[Records excerpted from a collection]
———
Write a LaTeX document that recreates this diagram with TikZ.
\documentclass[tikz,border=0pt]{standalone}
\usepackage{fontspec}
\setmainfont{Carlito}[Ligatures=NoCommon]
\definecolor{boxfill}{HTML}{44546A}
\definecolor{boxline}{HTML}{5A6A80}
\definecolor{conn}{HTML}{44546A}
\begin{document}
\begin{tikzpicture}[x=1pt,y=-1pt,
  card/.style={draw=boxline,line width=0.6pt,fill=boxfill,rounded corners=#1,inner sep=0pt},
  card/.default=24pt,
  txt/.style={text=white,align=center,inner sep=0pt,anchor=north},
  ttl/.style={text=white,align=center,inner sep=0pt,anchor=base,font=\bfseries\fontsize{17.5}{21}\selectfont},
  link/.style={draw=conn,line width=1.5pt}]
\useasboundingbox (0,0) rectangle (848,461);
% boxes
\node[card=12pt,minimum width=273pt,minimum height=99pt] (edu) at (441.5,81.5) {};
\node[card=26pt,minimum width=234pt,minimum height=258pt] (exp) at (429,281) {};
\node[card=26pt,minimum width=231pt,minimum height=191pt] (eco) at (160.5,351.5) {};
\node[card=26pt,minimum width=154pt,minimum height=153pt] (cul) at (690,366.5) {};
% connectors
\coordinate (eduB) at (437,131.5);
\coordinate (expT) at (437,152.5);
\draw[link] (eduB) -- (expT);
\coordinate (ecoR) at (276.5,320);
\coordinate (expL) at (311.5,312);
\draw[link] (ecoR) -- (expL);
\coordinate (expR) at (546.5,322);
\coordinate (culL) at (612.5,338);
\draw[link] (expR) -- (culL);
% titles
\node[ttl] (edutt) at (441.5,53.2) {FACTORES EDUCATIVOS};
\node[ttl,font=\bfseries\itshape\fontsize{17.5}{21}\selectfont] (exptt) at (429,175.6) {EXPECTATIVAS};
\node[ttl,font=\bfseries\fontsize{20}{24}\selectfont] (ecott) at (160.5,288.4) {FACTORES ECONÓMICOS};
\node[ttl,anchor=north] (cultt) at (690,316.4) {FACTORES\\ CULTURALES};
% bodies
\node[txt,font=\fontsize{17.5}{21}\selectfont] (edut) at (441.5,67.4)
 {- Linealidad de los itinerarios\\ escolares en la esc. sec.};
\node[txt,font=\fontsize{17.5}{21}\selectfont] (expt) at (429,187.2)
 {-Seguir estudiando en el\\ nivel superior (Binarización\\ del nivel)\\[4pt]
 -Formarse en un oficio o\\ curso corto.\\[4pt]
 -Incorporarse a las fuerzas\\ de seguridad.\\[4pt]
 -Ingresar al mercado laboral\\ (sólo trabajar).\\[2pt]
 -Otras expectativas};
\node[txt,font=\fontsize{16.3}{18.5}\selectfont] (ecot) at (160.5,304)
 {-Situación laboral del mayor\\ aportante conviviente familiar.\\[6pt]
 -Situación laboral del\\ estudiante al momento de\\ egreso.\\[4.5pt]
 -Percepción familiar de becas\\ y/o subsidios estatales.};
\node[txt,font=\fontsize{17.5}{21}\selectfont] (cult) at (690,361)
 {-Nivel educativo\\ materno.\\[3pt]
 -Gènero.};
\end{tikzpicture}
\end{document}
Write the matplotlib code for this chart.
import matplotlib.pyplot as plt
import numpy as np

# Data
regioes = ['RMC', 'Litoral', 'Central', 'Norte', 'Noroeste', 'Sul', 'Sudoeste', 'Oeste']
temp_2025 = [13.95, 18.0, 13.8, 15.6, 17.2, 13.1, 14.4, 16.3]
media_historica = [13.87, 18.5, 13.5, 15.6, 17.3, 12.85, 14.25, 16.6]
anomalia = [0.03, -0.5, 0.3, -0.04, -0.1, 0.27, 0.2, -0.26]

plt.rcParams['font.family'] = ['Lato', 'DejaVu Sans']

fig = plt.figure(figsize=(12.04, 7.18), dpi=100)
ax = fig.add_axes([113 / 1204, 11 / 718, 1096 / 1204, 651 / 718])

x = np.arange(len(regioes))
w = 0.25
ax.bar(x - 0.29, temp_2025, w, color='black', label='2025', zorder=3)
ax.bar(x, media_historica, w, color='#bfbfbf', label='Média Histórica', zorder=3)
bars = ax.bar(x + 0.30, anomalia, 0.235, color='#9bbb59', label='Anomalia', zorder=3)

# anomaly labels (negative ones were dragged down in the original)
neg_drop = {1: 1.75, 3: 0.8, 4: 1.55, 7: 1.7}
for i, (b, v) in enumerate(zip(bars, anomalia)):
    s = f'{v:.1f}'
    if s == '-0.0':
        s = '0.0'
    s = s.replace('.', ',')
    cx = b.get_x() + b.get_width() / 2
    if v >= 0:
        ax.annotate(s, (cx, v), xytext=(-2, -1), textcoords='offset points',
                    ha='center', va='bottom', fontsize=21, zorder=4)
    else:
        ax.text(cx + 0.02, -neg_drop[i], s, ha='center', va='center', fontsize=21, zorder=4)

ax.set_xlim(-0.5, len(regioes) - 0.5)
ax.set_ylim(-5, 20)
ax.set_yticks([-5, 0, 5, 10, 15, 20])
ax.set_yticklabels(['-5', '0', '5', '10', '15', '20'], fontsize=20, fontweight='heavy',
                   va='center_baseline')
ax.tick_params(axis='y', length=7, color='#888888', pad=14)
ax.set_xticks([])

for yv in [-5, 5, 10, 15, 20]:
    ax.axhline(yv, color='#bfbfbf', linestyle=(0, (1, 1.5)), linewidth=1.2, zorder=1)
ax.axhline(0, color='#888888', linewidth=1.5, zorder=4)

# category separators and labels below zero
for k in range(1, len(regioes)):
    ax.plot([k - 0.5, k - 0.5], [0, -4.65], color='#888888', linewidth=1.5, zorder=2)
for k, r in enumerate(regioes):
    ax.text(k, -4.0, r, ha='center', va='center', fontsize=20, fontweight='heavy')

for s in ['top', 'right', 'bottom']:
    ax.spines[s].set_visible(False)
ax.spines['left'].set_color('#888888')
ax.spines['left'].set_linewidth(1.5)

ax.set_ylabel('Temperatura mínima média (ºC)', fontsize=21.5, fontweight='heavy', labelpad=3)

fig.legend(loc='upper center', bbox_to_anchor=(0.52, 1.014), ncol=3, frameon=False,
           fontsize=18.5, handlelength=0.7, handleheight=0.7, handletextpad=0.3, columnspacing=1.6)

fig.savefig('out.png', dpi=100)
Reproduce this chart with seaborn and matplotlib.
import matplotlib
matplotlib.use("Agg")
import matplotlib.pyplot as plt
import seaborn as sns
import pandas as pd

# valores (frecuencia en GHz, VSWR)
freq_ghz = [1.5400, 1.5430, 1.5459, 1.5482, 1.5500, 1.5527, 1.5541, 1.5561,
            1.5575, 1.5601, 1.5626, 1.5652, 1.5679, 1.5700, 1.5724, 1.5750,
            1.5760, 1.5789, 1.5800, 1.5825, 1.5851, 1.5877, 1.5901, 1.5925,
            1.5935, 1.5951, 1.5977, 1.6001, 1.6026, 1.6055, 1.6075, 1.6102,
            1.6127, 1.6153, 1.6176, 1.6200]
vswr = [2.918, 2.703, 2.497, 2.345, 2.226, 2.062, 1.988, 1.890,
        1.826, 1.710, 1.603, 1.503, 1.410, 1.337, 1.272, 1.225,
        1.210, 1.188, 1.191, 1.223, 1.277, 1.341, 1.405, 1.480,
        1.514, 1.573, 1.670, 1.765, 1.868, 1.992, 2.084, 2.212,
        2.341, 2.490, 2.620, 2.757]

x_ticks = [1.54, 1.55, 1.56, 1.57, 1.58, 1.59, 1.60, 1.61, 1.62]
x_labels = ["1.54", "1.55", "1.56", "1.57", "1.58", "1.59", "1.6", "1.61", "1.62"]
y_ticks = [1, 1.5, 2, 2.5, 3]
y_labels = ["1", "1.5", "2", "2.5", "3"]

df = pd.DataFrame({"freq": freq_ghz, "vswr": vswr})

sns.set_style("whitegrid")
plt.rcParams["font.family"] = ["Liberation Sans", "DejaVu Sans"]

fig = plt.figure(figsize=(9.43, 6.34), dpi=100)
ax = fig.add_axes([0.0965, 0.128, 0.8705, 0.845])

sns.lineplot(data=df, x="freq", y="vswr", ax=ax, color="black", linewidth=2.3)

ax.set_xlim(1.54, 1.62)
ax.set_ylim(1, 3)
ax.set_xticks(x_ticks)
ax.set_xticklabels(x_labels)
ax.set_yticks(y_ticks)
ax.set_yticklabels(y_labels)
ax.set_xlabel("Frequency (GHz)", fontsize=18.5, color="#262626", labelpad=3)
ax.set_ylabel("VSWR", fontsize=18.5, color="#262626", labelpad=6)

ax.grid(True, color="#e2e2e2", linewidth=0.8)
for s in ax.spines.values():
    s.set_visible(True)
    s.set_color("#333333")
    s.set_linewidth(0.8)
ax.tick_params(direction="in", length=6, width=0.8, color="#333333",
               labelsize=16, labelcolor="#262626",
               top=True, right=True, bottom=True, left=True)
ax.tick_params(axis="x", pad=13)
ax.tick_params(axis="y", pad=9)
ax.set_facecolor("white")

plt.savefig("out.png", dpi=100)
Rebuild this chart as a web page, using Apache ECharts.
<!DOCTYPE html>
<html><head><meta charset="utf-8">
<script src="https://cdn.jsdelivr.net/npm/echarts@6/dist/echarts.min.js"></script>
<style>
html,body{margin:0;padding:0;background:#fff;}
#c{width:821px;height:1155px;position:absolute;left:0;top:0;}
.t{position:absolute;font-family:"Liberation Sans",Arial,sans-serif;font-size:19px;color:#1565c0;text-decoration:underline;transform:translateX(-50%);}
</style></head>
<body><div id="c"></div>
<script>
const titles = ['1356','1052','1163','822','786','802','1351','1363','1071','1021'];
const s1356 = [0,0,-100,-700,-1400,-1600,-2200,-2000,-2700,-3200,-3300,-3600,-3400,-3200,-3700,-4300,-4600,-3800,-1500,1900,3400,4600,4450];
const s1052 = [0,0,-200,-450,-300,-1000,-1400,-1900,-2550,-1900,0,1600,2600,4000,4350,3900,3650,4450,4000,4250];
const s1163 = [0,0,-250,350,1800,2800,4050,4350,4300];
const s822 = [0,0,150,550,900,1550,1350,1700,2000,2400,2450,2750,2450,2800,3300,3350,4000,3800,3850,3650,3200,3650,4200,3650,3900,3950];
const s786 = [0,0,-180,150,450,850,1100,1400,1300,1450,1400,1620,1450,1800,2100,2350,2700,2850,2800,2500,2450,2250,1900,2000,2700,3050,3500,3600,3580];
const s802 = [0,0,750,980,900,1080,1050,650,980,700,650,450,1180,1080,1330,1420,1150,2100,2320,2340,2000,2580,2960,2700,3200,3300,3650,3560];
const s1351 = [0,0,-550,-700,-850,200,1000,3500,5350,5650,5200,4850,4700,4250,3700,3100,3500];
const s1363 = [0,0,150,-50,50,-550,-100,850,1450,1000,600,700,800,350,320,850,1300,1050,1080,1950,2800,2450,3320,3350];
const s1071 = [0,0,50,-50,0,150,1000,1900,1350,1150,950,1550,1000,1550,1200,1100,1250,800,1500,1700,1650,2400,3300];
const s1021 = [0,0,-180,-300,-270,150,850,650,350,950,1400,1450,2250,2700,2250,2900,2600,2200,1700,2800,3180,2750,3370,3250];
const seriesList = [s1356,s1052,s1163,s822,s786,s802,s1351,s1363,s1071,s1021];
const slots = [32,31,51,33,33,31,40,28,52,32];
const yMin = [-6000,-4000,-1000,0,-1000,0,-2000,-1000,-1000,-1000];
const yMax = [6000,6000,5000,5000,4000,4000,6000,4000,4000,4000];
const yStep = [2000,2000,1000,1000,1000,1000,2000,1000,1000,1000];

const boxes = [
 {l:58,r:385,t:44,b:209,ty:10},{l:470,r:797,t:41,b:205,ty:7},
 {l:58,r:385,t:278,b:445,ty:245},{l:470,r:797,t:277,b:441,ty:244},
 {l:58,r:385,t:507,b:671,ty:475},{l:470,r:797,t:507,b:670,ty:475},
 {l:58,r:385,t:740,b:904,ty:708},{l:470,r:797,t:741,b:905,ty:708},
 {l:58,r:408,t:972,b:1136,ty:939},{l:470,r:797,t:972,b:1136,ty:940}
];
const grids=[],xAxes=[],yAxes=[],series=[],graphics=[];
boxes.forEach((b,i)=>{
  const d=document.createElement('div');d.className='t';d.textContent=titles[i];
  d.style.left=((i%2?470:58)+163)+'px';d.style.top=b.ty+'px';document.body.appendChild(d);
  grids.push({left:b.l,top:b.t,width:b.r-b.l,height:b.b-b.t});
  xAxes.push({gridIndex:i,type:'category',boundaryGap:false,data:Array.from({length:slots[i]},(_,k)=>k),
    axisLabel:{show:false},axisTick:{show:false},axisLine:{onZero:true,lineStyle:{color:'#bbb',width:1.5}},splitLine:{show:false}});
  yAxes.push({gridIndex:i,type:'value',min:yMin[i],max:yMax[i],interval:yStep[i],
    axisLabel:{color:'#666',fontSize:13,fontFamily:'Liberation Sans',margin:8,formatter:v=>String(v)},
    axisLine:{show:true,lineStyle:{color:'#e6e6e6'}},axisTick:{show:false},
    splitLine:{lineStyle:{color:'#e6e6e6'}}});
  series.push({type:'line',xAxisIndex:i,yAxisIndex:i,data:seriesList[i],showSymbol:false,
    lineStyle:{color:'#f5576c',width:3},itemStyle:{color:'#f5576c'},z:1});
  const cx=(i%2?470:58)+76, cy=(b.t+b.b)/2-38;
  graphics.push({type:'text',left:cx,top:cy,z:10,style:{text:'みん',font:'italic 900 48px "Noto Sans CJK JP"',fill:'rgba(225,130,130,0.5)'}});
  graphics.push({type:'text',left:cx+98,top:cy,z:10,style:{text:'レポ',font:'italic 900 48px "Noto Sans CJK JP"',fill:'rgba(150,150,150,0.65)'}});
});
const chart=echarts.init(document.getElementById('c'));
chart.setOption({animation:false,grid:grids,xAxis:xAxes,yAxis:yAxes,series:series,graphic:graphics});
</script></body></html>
———
§ To do: Copy the records above exactly, beginning at the line that contains "Reproduce this chart" and stopping after the line that contains "import pandas as pd".

§ Full answer:
Reproduce this chart with seaborn and matplotlib.
import matplotlib
matplotlib.use("Agg")
import matplotlib.pyplot as plt
import seaborn as sns
import pandas as pd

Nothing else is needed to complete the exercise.